La misión de los controladores de tráfico aéreo en tierra es proteger las vidas en los cielos.
Cada vuelo se identifica con un distintivo y, en esa época, tenían que escribir ese código único para que las computadoras procesaran la información de vuelo.
Con tanto tráfico aéreo, se requería precisión y había mucho en juego: cada uno de los vuelos tenía un código de 5 a 7 caracteres de largo, y si los estás escribiendo bajo presión, es muy fácil cometer errores.
Al ingeniero británico Eric Arthur Johnson se le ocurrió una ingeniosa idea para deshacerse del teclado: una pantalla sensible a los dedos.
Él sabía todo acerca de la idea de que las cargas eléctricas se almacenan en nuestros cuerpos, y cuando dos campos eléctricos se acercan, se perturban entre sí…
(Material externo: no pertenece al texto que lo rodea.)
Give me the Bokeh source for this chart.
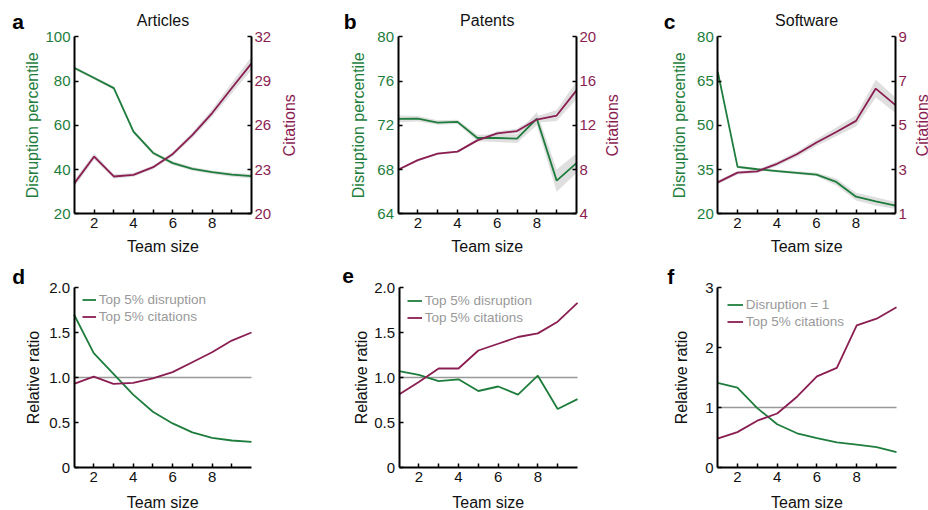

¿Qué tal si estiras un trozo de cable de cobre y luego lo conectas a una computadora?
Esa fue la base de su revolucionaria innovación.
Si en los centros de control de tráfico aéreo había pantallas con una serie de cables de cobre, y cada uno de ellos se podía detectar y etiquetar con los códigos de vuelo por separado, el controlador sólo tendría que tocar el indicado, en lugar de escribirlo.
Johnson creó un sistema que era flexible, mucho más rápido que cualquier cosa que hubiera existido antes, pero además, lo que es más importante, mucho menos propenso a errores.
Fue la primera pantalla táctil del mundo, y permitió ajustar rápidamente los planes de vuelo de los aviones, para evitar tragedias.